WASHINGTON — Centrist Republican Richard Lugar, a soft-spoken foreign policy powerhouse who championed nuclear nonproliferation during 36 years in the U.S. Senate, died on Sunday at age 87.
The Lugar Center, a Washington-based nonprofit, said in a statement that he died peacefully at the Inova Fairfax Heart and Vascular Institute in Virginia due to complications from CIDP, a chronic neurological disorder.
Lugar, a professorial Midwesterner known for his keen intellect and mild demeanor, served eight years as mayor of Indianapolis starting in 1968 before his long stint in the Senate from 1977 to 2013. He was the longest-serving senator ever from Indiana.
Lugar was an influential Republican voice on foreign policy. A former Rhodes scholar and an avid runner into his 70s, Lugar served as chairman of the Senate Foreign Relations Committee and also headed the Agriculture Committee. He unsuccessfully sought the Republican presidential nomination in 1996.
Former President Bill Clinton and former Secretary of State Hillary Clinton issued a statement praising Lugar for his Senate work, including reducing nuclear weapons after the end of the Cold War.

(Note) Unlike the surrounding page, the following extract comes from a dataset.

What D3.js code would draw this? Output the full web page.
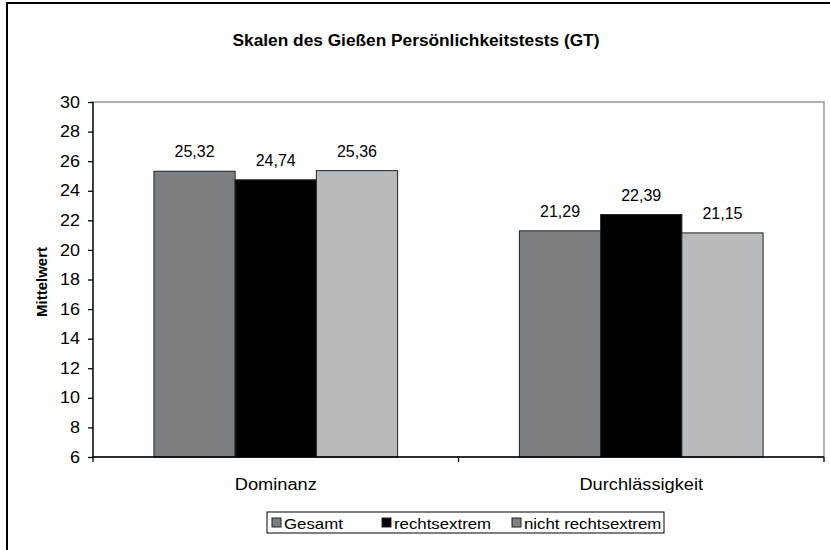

“He was a man of great decency who was widely respected on both sides of the aisle for his vast policy knowledge, especially on foreign affairs, and his commitment to bipartisan solutions,” they said.
Lugar’s political career ended when he sought nomination for a seventh six-year Senate term in 2012 but was challenged by the Republican Party’s right and beaten by a candidate backed by the conservative Tea Party movement, which did not like Lugar’s willingness to make bipartisan compromises.
As a senator, Lugar sought to curb the spread of nuclear weapons globally. His greatest achievement, forged alongside centrist Democratic Senator Sam Nunn, was a law under which the United States paid for the dismantling and elimination of the nuclear weapons in the former Soviet Union.
The 1991 measure was intended to keep nuclear weapons in Russia, Ukraine, Belarus and Kazakhstan from falling into the hands of hostile countries or extremist groups. Under the program, about 7,600 nuclear warheads were deactivated, 2,300 missiles destroyed and 24 nuclear weapons storage sites secured by the time Lugar’s Senate career ended.
He was 80 years old when he left the Senate in January 2013.
After leaving politics, he founded the Lugar Center, which is focused on global issues such as weapons proliferation, food supply, foreign aid and governance.
Lugar’s 1996 bid for the Republican presidential nomination focused on a President’s role in leading the world toward a future secure from nuclear threats. But his stiff campaign style and refusal to conform to sound-bite themes doomed his chances and he dropped out early in the race.
Born in Indianapolis on April 4, 1932, Lugar attended Pembroke College at Oxford University as a Rhodes Scholar. He served in the Navy from 1957 to 1960, as an intelligence officer.
He married his wife, Charlene, in 1956. They had four sons.